Elasticsearch’s indexing speed isn’t just about disk speed; it’s about how efficiently you can batch up operations and avoid overwhelming the cluster.
Let’s see Elasticsearch in action. Imagine you have a stream of incoming events, maybe from logs or user activity. You need to get these into Elasticsearch for searching.
// Incoming event 1
{
"timestamp": "2023-10-27T10:00:00Z",
"message": "User logged in",
"user_id": "alice"
}
// Incoming event 2
{
"timestamp": "2023-10-27T10:00:01Z",
"message": "Page viewed",
"user_id": "alice",
"page": "/dashboard"
}
If you index these one by one using the standard PUT /my-index/_doc/1 and PUT /my-index/_doc/2 APIs, you’re asking Elasticsearch to do a lot of work for each document: acquire a shard, process the document, write to the transaction log, perform segment merges, and update the index. This is slow.

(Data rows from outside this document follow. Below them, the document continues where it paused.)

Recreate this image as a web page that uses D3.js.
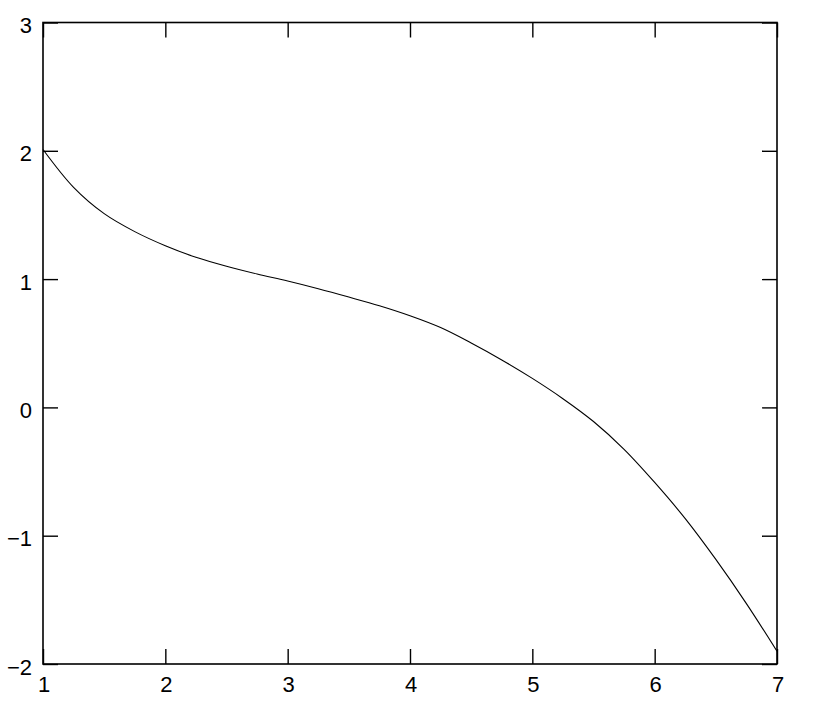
<!DOCTYPE html>
<html>
<head>
<meta charset="utf-8">
<script src="https://cdn.jsdelivr.net/npm/d3@7"></script>
<style>
  html, body { margin: 0; padding: 0; background: #fff; }
  svg { display: block; }
  text { font-family: "Liberation Sans", Arial, sans-serif; font-size: 22px; fill: #000; }
</style>
</head>
<body>
<svg id="chart" width="817" height="703"></svg>
<script>
// Data
const xValues = [1, 1.25, 1.5, 1.75, 2, 2.25, 2.5, 2.75, 3, 3.25, 3.5, 3.75, 4, 4.25, 4.5, 4.75, 5, 5.25, 5.5, 5.75, 6, 6.25, 6.5, 6.75, 7];
const yValues = [2.01, 1.715, 1.51, 1.37, 1.26, 1.17, 1.10, 1.04, 0.985, 0.925, 0.86, 0.792, 0.714, 0.622, 0.502, 0.37, 0.226, 0.068, -0.11, -0.327, -0.585, -0.867, -1.185, -1.529, -1.9];
const xTicks = [1, 2, 3, 4, 5, 6, 7];
const yTicks = [-2, -1, 0, 1, 2, 3];

const svg = d3.select("#chart");
const mLeft = 43, mRight = 777, mTop = 22.5, mBottom = 664;

const x = d3.scaleLinear().domain([1, 7]).range([mLeft, mRight]);
const y = d3.scaleLinear().domain([-2, 3]).range([mBottom, mTop]);
const tickLen = 15;

// Frame
svg.append("rect")
  .attr("x", mLeft).attr("y", mTop)
  .attr("width", mRight - mLeft).attr("height", mBottom - mTop)
  .attr("fill", "none").attr("stroke", "#000").attr("stroke-width", 1.6);

// Inward ticks on all four sides using d3 axes
const axB = svg.append("g").attr("transform", `translate(0,${mBottom})`)
  .call(d3.axisBottom(x).tickValues(xTicks).tickSize(-tickLen).tickFormat(""));
const axT = svg.append("g").attr("transform", `translate(0,${mTop})`)
  .call(d3.axisTop(x).tickValues(xTicks).tickSize(-tickLen).tickFormat(""));
const axL = svg.append("g").attr("transform", `translate(${mLeft},0)`)
  .call(d3.axisLeft(y).tickValues(yTicks).tickSize(-tickLen).tickFormat(""));
const axR = svg.append("g").attr("transform", `translate(${mRight},0)`)
  .call(d3.axisRight(y).tickValues(yTicks).tickSize(-tickLen).tickFormat(""));
[axB, axT, axL, axR].forEach(g => {
  g.select(".domain").remove();
  g.selectAll(".tick line").attr("stroke", "#000").attr("stroke-width", 1.4);
});

// Tick labels
const fmt = d3.format("d");
svg.append("g").selectAll("text").data(xTicks).join("text")
  .attr("x", d => x(d) + 1).attr("y", 692)
  .attr("text-anchor", "middle")
  .text(d => fmt(d));

svg.append("g").selectAll("text").data(yTicks).join("text")
  .attr("x", 32).attr("y", d => y(d) + 10.5)
  .attr("text-anchor", "end")
  .text(d => fmt(d));

// Curve
const pts = xValues.map((v, i) => [v, yValues[i]]);
svg.append("path")
  .datum(pts)
  .attr("fill", "none").attr("stroke", "#000").attr("stroke-width", 1.1)
  .attr("d", d3.line().x(d => x(d[0])).y(d => y(d[1])).curve(d3.curveCatmullRom));
</script>
</body>
</html>
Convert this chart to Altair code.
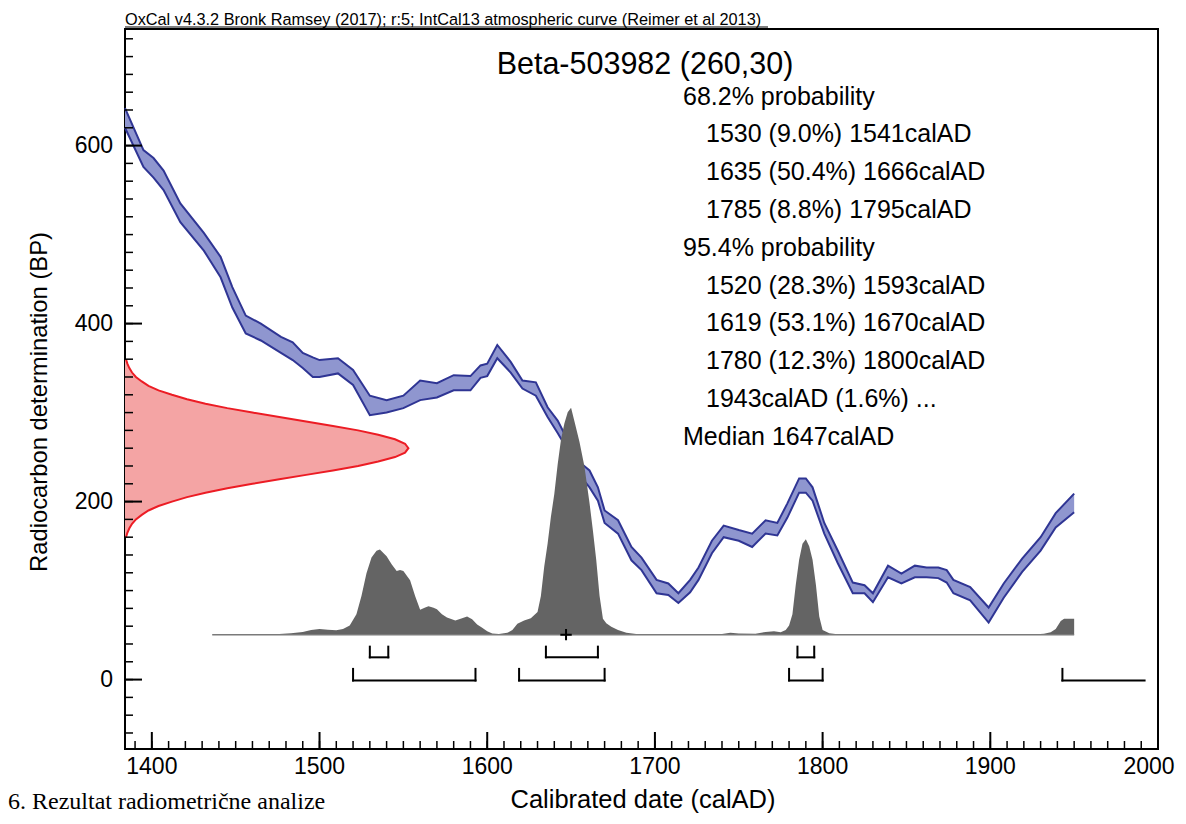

The _bulk API is the key. Instead of sending individual requests, you send a single request containing multiple indexing or deletion operations.
POST /_bulk
{ "index" : { "_index" : "my-index", "_id" : "1" } }
{ "timestamp": "2023-10-27T10:00:00Z", "message": "User logged in", "user_id": "alice" }
{ "index" : { "_index" : "my-index", "_id" : "2" } }
{ "timestamp": "2023-10-27T10:00:01Z", "message": "Page viewed", "user_id": "alice", "page": "/dashboard" }
This reduces network overhead and allows Elasticsearch to optimize the processing of the batch. The _bulk API returns a JSON object detailing the success or failure of each operation within the batch.
The default batch size for the _bulk API is often cited as 1,000 to 5,000 documents, or around 5MB. However, the optimal size is highly dependent on your hardware, document complexity, and cluster load. You’ll need to experiment. A common starting point for tuning is to increase it gradually, monitoring cluster health. For instance, if you find 5,000 documents is too slow, try 2,000. If it’s too fast and you have resources, try 10,000.
Beyond _bulk, you can use asynchronous indexing. This means your application submits a bulk request and immediately continues processing other tasks, without waiting for the bulk request to complete. This is typically handled by client libraries. For example, the Python Elasticsearch client has an actions iterator that can handle this:
from elasticsearch import Elasticsearch
from elasticsearch.helpers import bulk
es = Elasticsearch([{'host': 'localhost', 'port': 9200}])
def generate_actions():
for i in range(10000):
yield {
"_index": "my-async-index",
"_source": {
"timestamp": f"2023-10-27T10:{str(i).zfill(4)}Z",
"message": f"Async event {i}",
"counter": i
}
}
success_count, errors = bulk(es, generate_actions(), chunk_size=5000, request_timeout=60)
print(f"Indexed {success_count} documents.")
if errors:
print("Errors encountered:", errors)
Here, bulk(es, generate_actions(), ...) handles batching and sending the requests asynchronously. The chunk_size parameter in the helpers.bulk function is analogous to the _bulk API’s batching.
The true power of _bulk and async indexing lies in minimizing the overhead per document. Each document requires a certain amount of CPU and I/O for things like parsing, mapping, validation, and writing to the transaction log. By sending many documents in one go, you amortize these fixed costs over a larger number of documents. Elasticsearch can then process these larger chunks more efficiently, especially when it comes to segment merging, where it combines smaller segments into larger ones to improve search performance and reduce resource usage. A well-tuned bulk process means fewer, larger segments, which means faster searches and less background I/O.
The most impactful tuning parameter you’ll often overlook is the refresh_interval setting in your index. By default, it’s set to 1s, meaning that changes become visible for search every second. For high-volume indexing, especially if your data doesn’t need to be immediately searchable, increasing this interval significantly boosts write throughput. For example, setting index.refresh_interval: "30s" or even "60s" means Elasticsearch only performs the expensive refresh operation less frequently. This is because a refresh involves flushing data from the transaction log to disk and creating a new search segment. Doing this less often directly reduces I/O and CPU load, allowing more resources to be dedicated to indexing. You can change this dynamically: PUT /my-index/_settings { "index" : { "refresh_interval" : "30s" } }.
Once you’ve mastered bulk and async indexing, the next challenge is often managing shard allocation and ensuring your cluster can handle the write load across all nodes without becoming a bottleneck.